A modest proposal on solving DNS resolution/timing issues
AaronFriel opened this issue · 0 comments
Hi, I'd like to add a feature to resolve a problem I have, and seems to be shared by others. I'll learn whatever Go I need to in order to implement it, as well, I don't think the implementation would be that difficult, per se, but I do want to get some feedback from people who have developed against Kubernetes APIs on whether or not I'm even on the right track to solve this problem.
The problem
A race condition which kube-lego
almost always loses. Upon creating a new ingress/service with kube-lego
and external-dns
configured:
-
kube-lego
does a reachability test that involves a DNS lookup. The DNS lookup hits the cluster DNS, which (typically) uses the node's resolver or an upstream server. -
external-dns
creates DNS records in external services. This takes time to propagate and run.
In deploying dozens of services using CI/CD services with random subdomains, I've never seen kube-lego
win this race. To win, kube-lego
would have to lose by resolving its query after external-dns
updates the external provider, and issue its dns query after any possible negative caching has occurred and the upstream provider has updated its nameservers (possibly globally).

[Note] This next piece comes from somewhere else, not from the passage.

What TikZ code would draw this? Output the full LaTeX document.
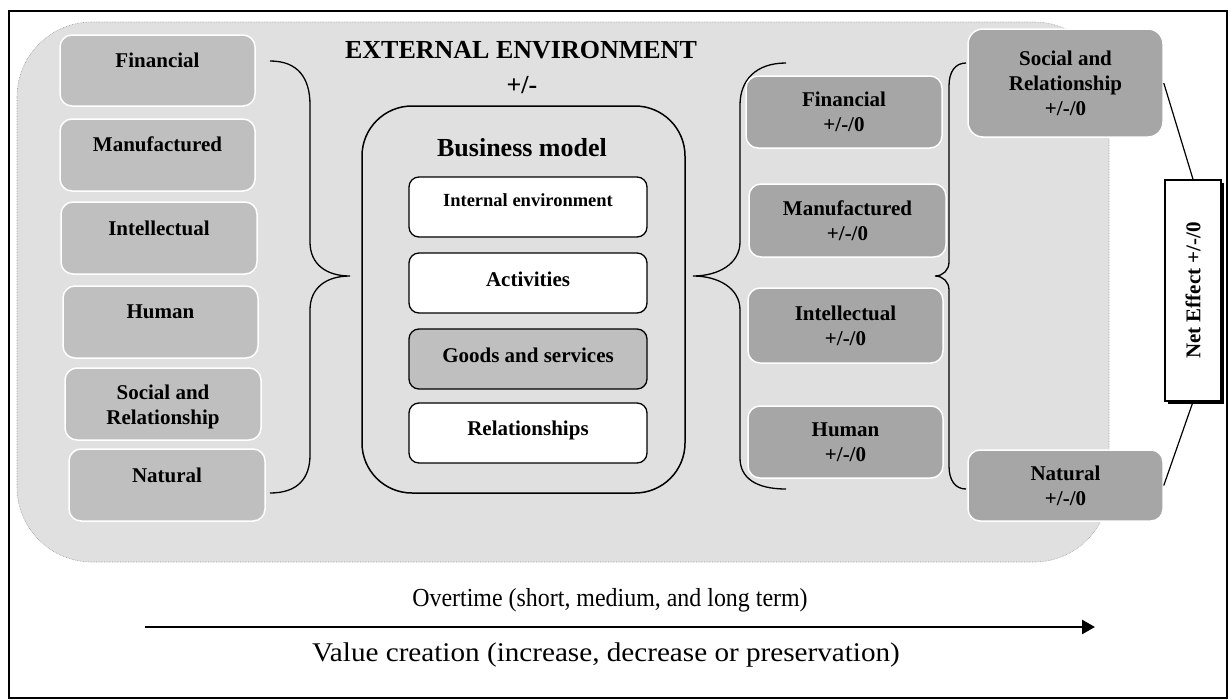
\documentclass[tikz,border=0pt]{standalone}
\usepackage{fontspec}
\setmainfont{Liberation Serif}
\usetikzlibrary{arrows.meta,shadows}
\definecolor{bggray}{RGB}{224,224,224}
\definecolor{lgray}{RGB}{191,191,191}
\definecolor{dgray}{RGB}{166,166,166}
\begin{document}
\begin{tikzpicture}[x=1pt,y=-1pt,
  lbox/.style={draw=white, line width=1.5pt, fill=lgray, rounded corners=12pt, inner sep=0pt},
  rbox/.style={draw=white, line width=1.5pt, fill=dgray, rounded corners=12pt, inner sep=0pt,
    font=\fontsize{21}{25}\selectfont\bfseries, align=center},
  ibox/.style={draw=black, line width=1.3pt, fill=white, rounded corners=10pt, inner sep=0pt,
    minimum width=238pt, minimum height=60pt},
  txt/.style={font=\fontsize{21}{25}\selectfont\bfseries, align=center, inner sep=0pt},
  bigtxt/.style={font=\fontsize{26}{30}\selectfont\bfseries, align=center, inner sep=0pt},
  plain/.style={align=center, inner sep=0pt},
  bracel/.style={draw=black, line width=1.3pt}
]
\useasboundingbox (0,0) rectangle (1231,699);
% outer frame
\draw[line width=1.5pt] (9,11) rectangle (1227,698);
% external environment area
\draw[fill=bggray, draw=gray!80, densely dotted, line width=0.6pt, rounded corners=75pt] (17,22) rectangle (1109,562);

\node[bigtxt] (ext) at (521,50) {EXTERNAL ENVIRONMENT};
\node[bigtxt] (extpm) at (522,85) {+/-};

% left capitals
\node[lbox, minimum width=195pt, minimum height=71pt] (lfin) at (157.5,70.5) {};
\node[txt] (lfint) at (157.5,60) {Financial};
\node[lbox, minimum width=195pt, minimum height=72pt] (lman) at (157.5,155) {};
\node[txt] (lmant) at (157.5,144) {Manufactured};
\node[lbox, minimum width=196pt, minimum height=72pt] (lint) at (159,238) {};
\node[txt] (lintt) at (159,228) {Intellectual};
\node[lbox, minimum width=195pt, minimum height=72pt] (lhum) at (160.5,322) {};
\node[txt] (lhumt) at (160.5,312) {Human};
\node[lbox, minimum width=196pt, minimum height=72pt] (lsoc) at (163,404) {};
\node[txt] (lsoct) at (163,407) {Social and\\Relationship};
\node[lbox, minimum width=196pt, minimum height=72pt] (lnat) at (167,485) {};
\node[txt] (lnatt) at (167,475) {Natural};

% left brace
\draw[bracel] (270,61) .. controls (298,61) and (310,78) .. (310,105) -- (310,242)
  .. controls (310,264) and (326,276) .. (350,276)
  .. controls (326,276) and (310,288) .. (310,310) -- (310,455)
  .. controls (310,478) and (298,493) .. (270,493);

% business model
\draw[line width=1.5pt, rounded corners=50pt] (362,106) rectangle (685,493);
\node[bigtxt] (bm) at (522,148) {Business model};
\node[ibox] (ie) at (528,207) {};
\node[font=\fontsize{18.5}{22}\selectfont\bfseries, inner sep=0pt] (iet) at (528,200) {Internal environment};
\node[ibox] (act) at (528,283) {};
\node[txt] (actt) at (528,279) {Activities};
\node[ibox, fill=lgray] (gs) at (528,359) {};
\node[txt] (gst) at (528,355) {Goods and services};
\node[ibox] (rel) at (528,433) {};
\node[txt] (relt) at (528,430) {Relationships};

% middle brace
\draw[bracel] (786,63) .. controls (756,63) and (740,80) .. (740,105) -- (740,242)
  .. controls (740,264) and (718,276) .. (693,276)
  .. controls (718,276) and (740,288) .. (740,310) -- (740,458)
  .. controls (740,478) and (756,489) .. (786,489);

% right capitals
\node[rbox, minimum width=196pt, minimum height=72pt] (rfin) at (844,112) {Financial\\+/-/0};
\node[rbox, minimum width=197pt, minimum height=73pt] (rman) at (847.5,220.5) {Manufactured\\+/-/0};
\node[rbox, minimum width=195pt, minimum height=75pt] (rint) at (845.5,325.5) {Intellectual\\+/-/0};
\node[rbox, minimum width=195pt, minimum height=72pt] (rhum) at (845.5,442) {Human\\+/-/0};

% right brace
\draw[bracel] (966,63) .. controls (955,63) and (949,72) .. (949,86) -- (949,262)
  .. controls (949,270) and (943,276) .. (935,276)
  .. controls (943,276) and (949,282) .. (949,290) -- (949,466)
  .. controls (949,480) and (955,489) .. (966,489);

\node[rbox, rounded corners=15pt, minimum width=195pt, minimum height=108pt] (rsoc) at (1065.5,83) {Social and\\Relationship\\+/-/0};
\node[rbox, rounded corners=12pt, minimum width=195pt, minimum height=71pt] (rnat) at (1065.5,485.5) {Natural\\+/-/0};

% net effect
\node[draw=black, line width=1.5pt, fill=white, minimum width=56pt, minimum height=221pt,
  drop shadow={shadow xshift=2.5pt, shadow yshift=-2.5pt, fill=black, opacity=1}] (net) at (1193,290.5) {};
\node[txt, rotate=90] (nett) at (net.center) {Net Effect +/-/0};
\draw[line width=1.2pt] (rsoc.east) -- (net.north);
\draw[line width=1.2pt] (rnat.east) -- (net.south);

% time axis
\node[plain, font=\fontsize{26}{30}\selectfont, xscale=0.92] (over) at (610,600) {Overtime (short, medium, and long term)};
\coordinate (arrS) at (145,627);
\coordinate (arrE) at (1095,627);
\draw[line width=2.6pt, -{Triangle[length=13pt,width=14pt]}] (arrS) -- (arrE);
\node[plain, font=\fontsize{27}{31}\selectfont, xscale=1.08] (val) at (606,655) {Value creation (increase, decrease or preservation)};
\end{tikzpicture}
\end{document}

The result for me has been that kube-lego
can take north of ten minutes to deploy a certificate to a domain. Sometimes due to the repeated failed validations the certificates won't deploy for half an hour or more.
Solutions
These are possible implementation ideas for a solution, and I'd like to hear feedback on what's tenable, and what other folks would want to see implemented.
-
The simplest solution: add a --delay flag to
kube-lego
that takes a time parameter in seconds until it attempts to obtain certificates. Even 60 seconds might be sufficient. -
A hard (harder?) solution: have
external-dns
annotate or otherwise modify a service/ingress to indicate its name will successfully resolve. This is, however, messy. -
The best solution:
kube-lego
should add an annotation or otherwise modify a service/ingress to allowexternal-dns
to add the_acme-challenge
TXT record necessary. There's still a race condition here, but in my testing, TXT records update a lot more quickly and DNS validation will succeed on the second attempt almost always. This is better than negative caching resulting in 10+ validation failures, which can lead to throttling from the letsencrypt servers.
The first option seems like the most attractive one for me to implement, because I don't know much Go (but I don't think I'll have any trouble picking it up) and I don't know much about signaling/annotations/API stuff in Kubernetes. I'd like to learn that though. Are there any good resources?
I'd also like to know what the authors think about implementing the third option. In my own testing against Microsoft's Azure DNS server and against 8.8.8.8, the TXT record was visible within a few seconds of creating it, and subsequent changes to the TXT record were visible within a few seconds. This was much better than the negative caching time of a minute or more for A/AAAA/CNAME records.
What do the maintainers think, is this realistic?
(Regarding the third option, I'm tagging a few folks I saw making commits to external-dns
: @linki @hjacobs... I'm not sure who else to tag.)